Westfal-Larsen
- Industry: Shipping
- Founded: 1905
- Headquarters: Bergen, Norway
- Area served: Global
- Key people: Rolf Westfal-Larsen, Hans Peder Westfal-Larsen, Rolf Westfal-Larsen Jr
- Number of employees: 1,100 (2007)
- Website: wlco.no

= Westfal-Larsen =

Norwegian shipping company group

Westfal-Larsen is a group of shipping companies based in Bergen, Norway, owning 20 open hatch ships and 12 chemical tankers.

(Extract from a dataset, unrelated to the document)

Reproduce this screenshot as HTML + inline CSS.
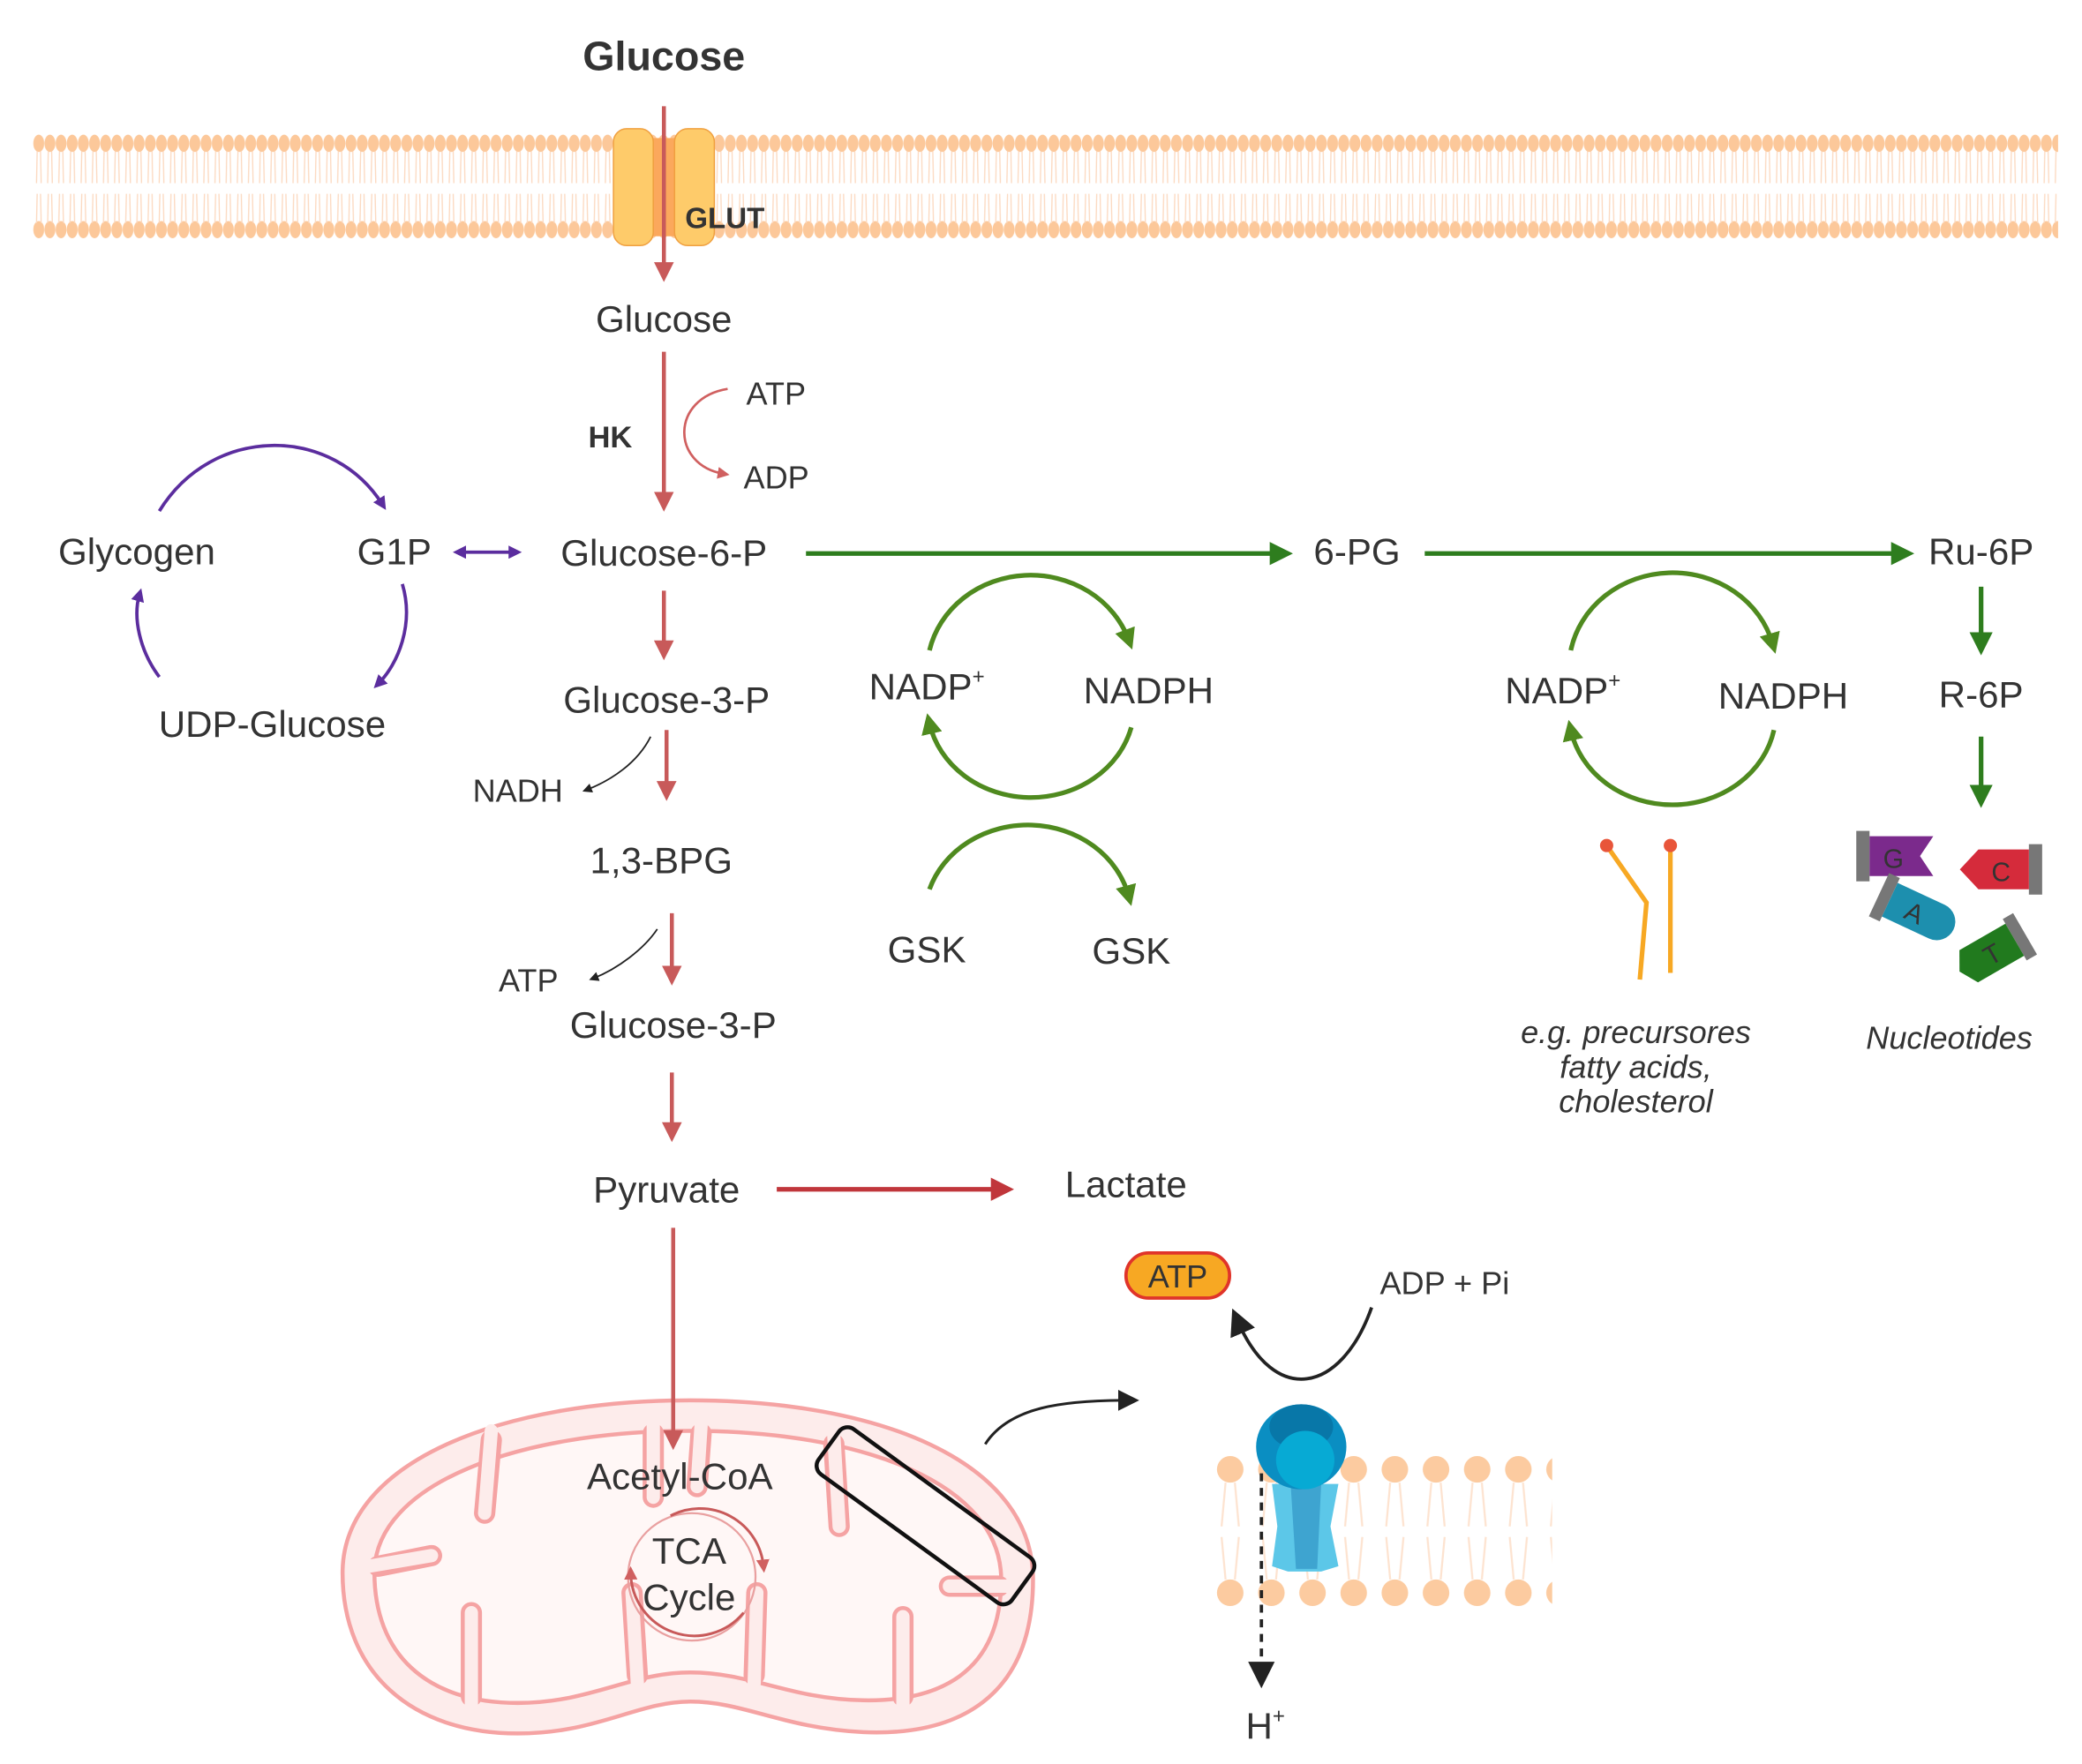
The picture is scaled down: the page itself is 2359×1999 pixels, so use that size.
<!DOCTYPE html>
<html><head><meta charset="utf-8"><style>
html,body{margin:0;padding:0;background:#fff;width:2359px;height:1999px;overflow:hidden}
svg{display:block}
text{font-family:"Liberation Sans",sans-serif;fill:#333}
</style></head><body>
<svg width="2359" height="1999" viewBox="0 0 1568 1329" preserveAspectRatio="none" xmlns="http://www.w3.org/2000/svg">
<defs>
<pattern id="mem" x="25" y="0" width="8.4" height="1329" patternUnits="userSpaceOnUse">
<ellipse cx="4.2" cy="108" rx="4.1" ry="6.5" fill="#fcc89a"/>
<ellipse cx="4.2" cy="173" rx="4.1" ry="6.5" fill="#fcc89a"/>
<path d="M3 114 L2.5 138 M5.5 114 L6 138 M3 146 L2.5 168 M5.5 146 L6 168" stroke="#fcd9c0" stroke-width="0.9"/>
</pattern>
<pattern id="mem2" x="911" y="0" width="31" height="1329" patternUnits="userSpaceOnUse">
<circle cx="15.5" cy="1107" r="10" fill="#fccba0"/>
<circle cx="15.5" cy="1200" r="10" fill="#fccba0"/>
<path d="M12 1117 L9 1150 M19 1117 L22 1150 M9 1158 L12 1190 M22 1158 L19 1190" stroke="#fde3d0" stroke-width="1.5"/>
</pattern>
<marker id="ar" viewBox="0 0 10 10" refX="5" refY="5" markerWidth="5" markerHeight="5" orient="auto"><path d="M0 0 L10 5 L0 10z" fill="#c85a5a"/></marker>
<marker id="ard" viewBox="0 0 10 10" refX="5" refY="5" markerWidth="5" markerHeight="5" orient="auto"><path d="M0 0 L10 5 L0 10z" fill="#c0363b"/></marker>
<marker id="ag" viewBox="0 0 10 10" refX="5" refY="5" markerWidth="5" markerHeight="5" orient="auto"><path d="M0 0 L10 5 L0 10z" fill="#2e7d1e"/></marker>
<marker id="ag2" viewBox="0 0 10 10" refX="5" refY="5" markerWidth="4.5" markerHeight="4.5" orient="auto"><path d="M0 0 L10 5 L0 10z" fill="#4f8a1f"/></marker>
<marker id="ap" viewBox="0 0 10 10" refX="5" refY="5" markerWidth="4" markerHeight="4" orient="auto"><path d="M0 0 L10 5 L0 10z" fill="#5b2d9e"/></marker>
<marker id="apb" viewBox="0 0 10 10" refX="5" refY="5" markerWidth="4" markerHeight="4" orient="auto-start-reverse"><path d="M0 0 L10 5 L0 10z" fill="#5b2d9e"/></marker>
<marker id="ab" viewBox="0 0 10 10" refX="5" refY="5" markerWidth="6" markerHeight="6" orient="auto"><path d="M0 0 L10 5 L0 10z" fill="#222"/></marker>
<marker id="abs" viewBox="0 0 10 10" refX="5" refY="5" markerWidth="8" markerHeight="8" orient="auto"><path d="M0 0 L10 5 L0 10z" fill="#222"/></marker>
<marker id="asr" viewBox="0 0 10 10" refX="5" refY="5" markerWidth="5" markerHeight="5" orient="auto"><path d="M0 0 L10 5 L0 10z" fill="#d06060"/></marker>
</defs>

<rect x="25" y="100" width="1525" height="82" fill="url(#mem)"/>
<rect x="486" y="104" width="26" height="74" fill="#fba85c"/>
<rect x="462" y="97" width="30" height="88" rx="10" fill="#fecb6a" stroke="#f0a040" stroke-width="1"/>
<rect x="508" y="97" width="30" height="88" rx="10" fill="#fecb6a" stroke="#f0a040" stroke-width="1"/>
<text x="500" y="53" font-size="31" font-weight="bold" text-anchor="middle" fill="#000">Glucose</text>
<line x1="500" y1="80" x2="500" y2="205" stroke="#c85a5a" stroke-width="3" marker-end="url(#ar)"/>
<text x="516" y="172" font-size="22" font-weight="bold" fill="#000">GLUT</text>

<text x="500" y="250" font-size="28" text-anchor="middle">Glucose</text>
<line x1="500" y1="265" x2="500" y2="378" stroke="#c85a5a" stroke-width="3" marker-end="url(#ar)"/>
<text x="443" y="337" font-size="23" font-weight="bold" fill="#111">HK</text>
<path d="M548 293 C505 300 505 350 545 357" fill="none" stroke="#d06060" stroke-width="1.8" marker-end="url(#asr)"/>
<text x="562" y="305" font-size="24">ATP</text>
<text x="560" y="368" font-size="24">ADP</text>

<text x="500" y="426" font-size="28" text-anchor="middle">Glucose-6-P</text>
<text x="297" y="425" font-size="28" text-anchor="middle">G1P</text>
<text x="103" y="425" font-size="28" text-anchor="middle">Glycogen</text>
<text x="205" y="555" font-size="28" text-anchor="middle">UDP-Glucose</text>
<line x1="346" y1="416" x2="388" y2="416" stroke="#5b2d9e" stroke-width="2.5" marker-start="url(#apb)" marker-end="url(#ap)"/>
<path d="M120 385 C160 320 250 320 288 380" fill="none" stroke="#5b2d9e" stroke-width="2.5" marker-end="url(#ap)"/>
<path d="M303 440 C312 470 300 500 285 515" fill="none" stroke="#5b2d9e" stroke-width="2.5" marker-end="url(#ap)"/>
<path d="M120 510 C105 490 100 465 105 448" fill="none" stroke="#5b2d9e" stroke-width="2.5" marker-end="url(#ap)"/>

<line x1="607" y1="417" x2="965" y2="417" stroke="#2e7d1e" stroke-width="3.5" marker-end="url(#ag)"/>
<text x="1022" y="425" font-size="28" text-anchor="middle">6-PG</text>
<line x1="1073" y1="417" x2="1433" y2="417" stroke="#2e7d1e" stroke-width="3.5" marker-end="url(#ag)"/>
<text x="1492" y="425" font-size="28" text-anchor="middle">Ru-6P</text>
<line x1="1492" y1="442" x2="1492" y2="485" stroke="#2e7d1e" stroke-width="3.5" marker-end="url(#ag)"/>
<text x="1492" y="533" font-size="28" text-anchor="middle">R-6P</text>
<line x1="1492" y1="555" x2="1492" y2="600" stroke="#2e7d1e" stroke-width="3.5" marker-end="url(#ag)"/>

<path d="M700 490 A78 72 0 0 1 850 482" fill="none" stroke="#4f8a1f" stroke-width="3.5" marker-end="url(#ag2)"/>
<path d="M852 548 A78 70 0 0 1 700 545" fill="none" stroke="#4f8a1f" stroke-width="3.5" marker-end="url(#ag2)"/>
<path d="M700 670 A78 70 0 0 1 850 675" fill="none" stroke="#4f8a1f" stroke-width="3.5" marker-end="url(#ag2)"/>
<text x="698" y="527" font-size="28" text-anchor="middle">NADP<tspan font-size="16" dy="-12">+</tspan></text>
<text x="865" y="530" font-size="28" text-anchor="middle">NADPH</text>
<text x="698" y="725" font-size="28" text-anchor="middle">GSK</text>
<text x="852" y="726" font-size="28" text-anchor="middle">GSK</text>

<path d="M1183 490 A78 72 0 0 1 1335 485" fill="none" stroke="#4f8a1f" stroke-width="3.5" marker-end="url(#ag2)"/>
<path d="M1336 550 A78 70 0 0 1 1183 550" fill="none" stroke="#4f8a1f" stroke-width="3.5" marker-end="url(#ag2)"/>
<text x="1177" y="530" font-size="28" text-anchor="middle">NADP<tspan font-size="16" dy="-12">+</tspan></text>
<text x="1343" y="534" font-size="28" text-anchor="middle">NADPH</text>

<path d="M1210 637 L1240 680 L1235 738" fill="none" stroke="#f7a823" stroke-width="3.5"/>
<line x1="1258" y1="637" x2="1258" y2="733" stroke="#f7a823" stroke-width="3.5"/>
<circle cx="1210" cy="637" r="5" fill="#e8553a"/><circle cx="1258" cy="637" r="5" fill="#e8553a"/>
<g font-style="italic" font-size="24" text-anchor="middle">
<text x="1232" y="786">e.g. precursores</text>
<text x="1232" y="812">fatty acids,</text>
<text x="1232" y="838">cholesterol</text>
<text x="1468" y="790">Nucleotides</text>
</g>
<rect x="1398" y="626" width="10" height="38" fill="#777"/>
<path d="M1408 630 L1456 630 L1446 645 L1456 660 L1408 660z" fill="#7b2a8c"/>
<text x="1426" y="654" font-size="20" fill="#fff" text-anchor="middle">G</text>
<rect x="1528" y="636" width="10" height="38" fill="#777"/>
<path d="M1528 640 L1490 640 L1476 655 L1490 670 L1528 670z" fill="#d52b3b"/>
<text x="1507" y="664" font-size="20" fill="#fff" text-anchor="middle">C</text>
<g transform="rotate(25 1445 688)"><rect x="1412" y="670" width="9" height="36" fill="#777"/><path d="M1421 674 L1460 674 A14 14 0 0 1 1460 702 L1421 702z" fill="#1d8fae"/><text x="1442" y="696" font-size="20" fill="#fff" text-anchor="middle">A</text></g>
<g transform="rotate(-30 1500 718)"><rect x="1520" y="700" width="9" height="36" fill="#777"/><path d="M1520 704 L1480 704 L1472 718 L1480 732 L1520 732z" fill="#217a1e"/><text x="1500" y="726" font-size="20" fill="#fff" text-anchor="middle">T</text></g>

<line x1="500" y1="445" x2="500" y2="490" stroke="#c85a5a" stroke-width="3" marker-end="url(#ar)"/>
<text x="502" y="537" font-size="28" text-anchor="middle">Glucose-3-P</text>
<line x1="502" y1="550" x2="502" y2="596" stroke="#c85a5a" stroke-width="3" marker-end="url(#ar)"/>
<path d="M490 555 C480 575 460 588 442 595" fill="none" stroke="#222" stroke-width="1.2" marker-end="url(#ab)"/>
<text x="390" y="604" font-size="24" text-anchor="middle">NADH</text>
<text x="498" y="658" font-size="28" text-anchor="middle">1,3-BPG</text>
<line x1="506" y1="688" x2="506" y2="735" stroke="#c85a5a" stroke-width="3" marker-end="url(#ar)"/>
<path d="M495 700 C485 715 465 730 447 737" fill="none" stroke="#222" stroke-width="1.2" marker-end="url(#ab)"/>
<text x="398" y="747" font-size="24" text-anchor="middle">ATP</text>
<text x="507" y="782" font-size="28" text-anchor="middle">Glucose-3-P</text>
<line x1="506" y1="808" x2="506" y2="853" stroke="#c85a5a" stroke-width="3" marker-end="url(#ar)"/>
<text x="502" y="906" font-size="28" text-anchor="middle">Pyruvate</text>
<line x1="585" y1="896" x2="755" y2="896" stroke="#c0363b" stroke-width="3.5" marker-end="url(#ard)"/>
<text x="848" y="902" font-size="28" text-anchor="middle">Lactate</text>

<path d="M258 1185 C258 1100 380 1055 520 1055 C660 1055 778 1100 778 1190 C778 1280 720 1308 650 1305 C590 1302 560 1282 520 1282 C480 1282 450 1306 390 1306 C310 1306 258 1260 258 1185z" fill="#fdeceb" stroke="#f5a3a3" stroke-width="3"/>
<path d="M282 1185 C282 1118 390 1078 520 1078 C650 1078 754 1118 754 1190 C754 1262 705 1282 650 1281 C595 1280 565 1260 520 1260 C475 1260 445 1283 390 1283 C320 1283 282 1245 282 1185z" fill="#fff7f6" stroke="#f5a3a3" stroke-width="3"/>
<g stroke-linecap="round" fill="none">
<g stroke="#f5a3a3" stroke-width="16">
<path d="M370 1085 L365 1140"/><path d="M492 1080 L492 1128"/><path d="M528 1080 L525 1120"/><path d="M628 1088 L632 1150"/>
<path d="M285 1180 L325 1172"/><path d="M752 1195 L715 1195"/>
<path d="M355 1278 L355 1215"/><path d="M480 1262 L476 1200"/><path d="M568 1262 L570 1200"/><path d="M680 1278 L680 1218"/>
</g>
<g stroke="#fdeceb" stroke-width="10">
<path d="M370 1078 L365 1140"/><path d="M492 1074 L492 1128"/><path d="M528 1074 L525 1120"/><path d="M628 1082 L632 1150"/>
<path d="M278 1180 L325 1172"/><path d="M759 1195 L715 1195"/>
<path d="M355 1285 L355 1215"/><path d="M480 1268 L476 1200"/><path d="M568 1268 L570 1200"/><path d="M680 1285 L680 1218"/>
</g>
</g>
<circle cx="521" cy="1188" r="48" fill="none" stroke="#e9a0a0" stroke-width="1.5"/>
<path d="M505 1142 A48 48 0 0 1 575 1180" fill="none" stroke="#c85a5a" stroke-width="2" marker-end="url(#asr)"/>
<path d="M560 1215 A48 48 0 0 1 475 1185" fill="none" stroke="#c85a5a" stroke-width="2" marker-end="url(#asr)"/>
<line x1="507" y1="925" x2="507" y2="1085" stroke="#c85a5a" stroke-width="3" marker-end="url(#ar)"/>
<text x="512" y="1122" font-size="28" text-anchor="middle" fill="#222">Acetyl-CoA</text>
<text x="519" y="1178" font-size="28" text-anchor="middle" fill="#222">TCA</text>
<text x="519" y="1213" font-size="28" text-anchor="middle" fill="#222">Cycle</text>
<rect x="607" y="1121" width="180" height="42" rx="8" fill="none" stroke="#111" stroke-width="3" transform="rotate(36 697 1142)"/>
<path d="M742 1088 C760 1060 800 1055 850 1055" fill="none" stroke="#222" stroke-width="2" marker-end="url(#abs)"/>

<rect x="911" y="1095" width="258" height="118" fill="url(#mem2)"/>
<path d="M958 1118 L1008 1118 L1002 1150 L1008 1180 L995 1184 L970 1184 L958 1180 L962 1150z" fill="#5cc7e8"/>
<path d="M972 1118 L995 1118 L992 1182 L976 1182z" fill="#3ea4d0"/>
<ellipse cx="980" cy="1090" rx="34" ry="32" fill="#0a8ec2"/>
<ellipse cx="980" cy="1075" rx="24" ry="17" fill="#0877a8"/>
<ellipse cx="983" cy="1100" rx="22" ry="22" fill="#07aad4"/>
<line x1="950" y1="1110" x2="950" y2="1262" stroke="#222" stroke-width="2.5" stroke-dasharray="6 5" marker-end="url(#abs)"/>
<text x="953" y="1310" font-size="28" text-anchor="middle">H<tspan font-size="16" dy="-12">+</tspan></text>
<rect x="848" y="944" width="78" height="34" rx="17" fill="#f7a823" stroke="#e0342a" stroke-width="2.5"/>
<text x="887" y="970" font-size="24" text-anchor="middle" fill="#222">ATP</text>
<text x="1088" y="975" font-size="24" text-anchor="middle">ADP + Pi</text>
<path d="M1033 985 C1010 1050 960 1060 932 995" fill="none" stroke="#222" stroke-width="2.5" marker-end="url(#abs)"/>
</svg>
</body></html>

The group's main activities also include investment as well as ship technical and commercial management. Among the subsidiaries are Masterbulk which owns and manages the fleet of open-hatch ships, and its wholly owned subsidiary Westfal-Larsen Shipping AS commercial management. The main company in the group is Skibsaktieselskapet Navigation Co Ltd while most of the shipping activities is performed by Westfal-Larsen & Co. AS. The group was founded by Hans Westfal-Larsen in 1905.

In 1939, Cosmopolitan Shipping Company lost the Southern Cross Line to Westfal-Larsen & Company. Westfal-Larsen & Company also operated the Interocean Line and County Line. The lines were closed in the 1960s.

During World War II Westfal-Larsen operated a fleet of 36 ships, 22 ships were lost during the war.